::: DATA PROVIDED

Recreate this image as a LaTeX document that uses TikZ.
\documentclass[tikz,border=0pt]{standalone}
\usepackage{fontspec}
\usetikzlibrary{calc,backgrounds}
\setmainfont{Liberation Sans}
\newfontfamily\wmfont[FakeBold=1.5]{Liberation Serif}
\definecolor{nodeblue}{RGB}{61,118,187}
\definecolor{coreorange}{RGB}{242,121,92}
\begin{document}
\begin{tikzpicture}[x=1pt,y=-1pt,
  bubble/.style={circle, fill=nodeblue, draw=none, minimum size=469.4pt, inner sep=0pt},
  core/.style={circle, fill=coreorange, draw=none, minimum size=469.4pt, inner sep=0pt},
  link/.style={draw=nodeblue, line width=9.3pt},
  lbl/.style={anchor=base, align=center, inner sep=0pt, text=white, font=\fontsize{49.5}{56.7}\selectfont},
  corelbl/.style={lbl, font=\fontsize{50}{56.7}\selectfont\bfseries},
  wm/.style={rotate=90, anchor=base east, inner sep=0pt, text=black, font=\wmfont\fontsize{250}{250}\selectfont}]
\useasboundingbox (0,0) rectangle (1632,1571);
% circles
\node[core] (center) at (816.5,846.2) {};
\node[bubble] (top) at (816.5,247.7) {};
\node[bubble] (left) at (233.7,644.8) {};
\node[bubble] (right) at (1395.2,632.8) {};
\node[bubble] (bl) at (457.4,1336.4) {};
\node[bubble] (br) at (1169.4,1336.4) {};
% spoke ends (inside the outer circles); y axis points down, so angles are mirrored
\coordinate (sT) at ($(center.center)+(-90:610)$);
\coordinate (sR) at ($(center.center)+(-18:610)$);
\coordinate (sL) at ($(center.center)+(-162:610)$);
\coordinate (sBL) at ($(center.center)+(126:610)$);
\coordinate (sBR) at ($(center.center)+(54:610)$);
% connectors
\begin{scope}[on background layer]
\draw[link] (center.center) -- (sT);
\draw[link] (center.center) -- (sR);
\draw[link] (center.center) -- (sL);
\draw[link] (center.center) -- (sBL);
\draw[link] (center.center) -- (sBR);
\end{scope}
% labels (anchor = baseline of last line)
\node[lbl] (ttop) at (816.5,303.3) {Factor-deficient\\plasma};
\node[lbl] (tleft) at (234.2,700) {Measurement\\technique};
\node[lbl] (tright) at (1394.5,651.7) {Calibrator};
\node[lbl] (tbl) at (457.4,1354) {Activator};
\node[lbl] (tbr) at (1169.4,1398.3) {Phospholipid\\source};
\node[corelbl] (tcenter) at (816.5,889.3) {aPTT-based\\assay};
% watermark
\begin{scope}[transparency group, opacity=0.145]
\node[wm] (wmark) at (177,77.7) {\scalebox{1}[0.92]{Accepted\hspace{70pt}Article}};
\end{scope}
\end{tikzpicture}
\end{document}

::::::
::: DATA PROVIDED

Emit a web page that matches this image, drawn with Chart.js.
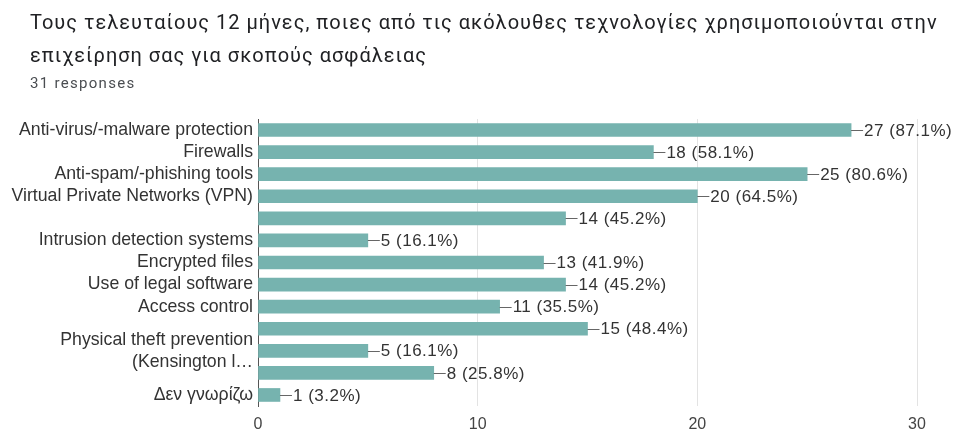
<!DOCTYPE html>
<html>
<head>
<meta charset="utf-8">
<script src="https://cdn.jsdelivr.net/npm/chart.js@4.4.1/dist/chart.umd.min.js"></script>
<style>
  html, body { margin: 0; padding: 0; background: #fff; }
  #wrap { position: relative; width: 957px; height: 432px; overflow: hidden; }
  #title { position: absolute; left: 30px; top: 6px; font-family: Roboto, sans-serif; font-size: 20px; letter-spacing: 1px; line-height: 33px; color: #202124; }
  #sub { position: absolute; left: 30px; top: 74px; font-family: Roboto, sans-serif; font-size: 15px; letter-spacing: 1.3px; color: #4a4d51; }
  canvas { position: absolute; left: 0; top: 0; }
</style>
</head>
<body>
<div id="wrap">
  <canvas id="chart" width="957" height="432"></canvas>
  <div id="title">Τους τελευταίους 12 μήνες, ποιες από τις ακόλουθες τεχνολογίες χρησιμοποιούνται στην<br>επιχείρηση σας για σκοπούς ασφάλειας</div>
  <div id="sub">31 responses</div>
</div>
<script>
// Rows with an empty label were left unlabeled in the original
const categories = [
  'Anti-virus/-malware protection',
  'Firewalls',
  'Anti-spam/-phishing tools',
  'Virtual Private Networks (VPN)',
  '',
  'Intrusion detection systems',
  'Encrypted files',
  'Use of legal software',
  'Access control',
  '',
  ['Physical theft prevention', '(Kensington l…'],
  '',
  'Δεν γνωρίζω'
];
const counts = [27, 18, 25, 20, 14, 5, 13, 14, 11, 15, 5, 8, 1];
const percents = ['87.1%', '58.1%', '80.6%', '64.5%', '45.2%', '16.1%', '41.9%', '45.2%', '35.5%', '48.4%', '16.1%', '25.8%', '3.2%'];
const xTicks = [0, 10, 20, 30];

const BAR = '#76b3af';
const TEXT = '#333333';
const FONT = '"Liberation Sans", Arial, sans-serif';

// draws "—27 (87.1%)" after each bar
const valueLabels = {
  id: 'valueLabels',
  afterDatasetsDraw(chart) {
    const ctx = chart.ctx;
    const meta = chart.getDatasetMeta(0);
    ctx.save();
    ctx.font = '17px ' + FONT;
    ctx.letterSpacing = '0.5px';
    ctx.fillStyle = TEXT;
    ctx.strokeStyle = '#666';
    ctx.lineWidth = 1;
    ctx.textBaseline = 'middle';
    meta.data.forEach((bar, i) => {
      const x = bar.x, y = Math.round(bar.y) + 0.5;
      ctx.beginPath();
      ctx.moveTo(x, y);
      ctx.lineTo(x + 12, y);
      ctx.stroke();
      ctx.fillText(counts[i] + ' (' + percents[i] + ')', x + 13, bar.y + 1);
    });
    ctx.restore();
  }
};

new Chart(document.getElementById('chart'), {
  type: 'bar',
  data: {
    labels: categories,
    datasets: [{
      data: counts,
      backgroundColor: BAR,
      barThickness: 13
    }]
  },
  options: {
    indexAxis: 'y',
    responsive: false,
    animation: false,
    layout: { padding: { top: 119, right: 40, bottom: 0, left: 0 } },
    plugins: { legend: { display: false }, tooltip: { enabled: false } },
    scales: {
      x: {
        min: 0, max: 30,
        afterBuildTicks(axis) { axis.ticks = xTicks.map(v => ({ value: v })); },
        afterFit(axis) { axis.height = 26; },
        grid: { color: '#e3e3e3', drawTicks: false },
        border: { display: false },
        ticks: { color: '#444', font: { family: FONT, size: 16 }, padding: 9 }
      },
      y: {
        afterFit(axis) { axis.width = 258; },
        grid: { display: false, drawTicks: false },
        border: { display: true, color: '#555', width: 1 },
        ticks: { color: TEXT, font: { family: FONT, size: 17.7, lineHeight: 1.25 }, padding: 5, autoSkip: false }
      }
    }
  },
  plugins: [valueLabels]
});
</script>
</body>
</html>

::::::

From the listing above, pick out every line containing "image".

Recreate this image as a LaTeX document that uses TikZ.
Emit a web page that matches this image, drawn with Chart.js.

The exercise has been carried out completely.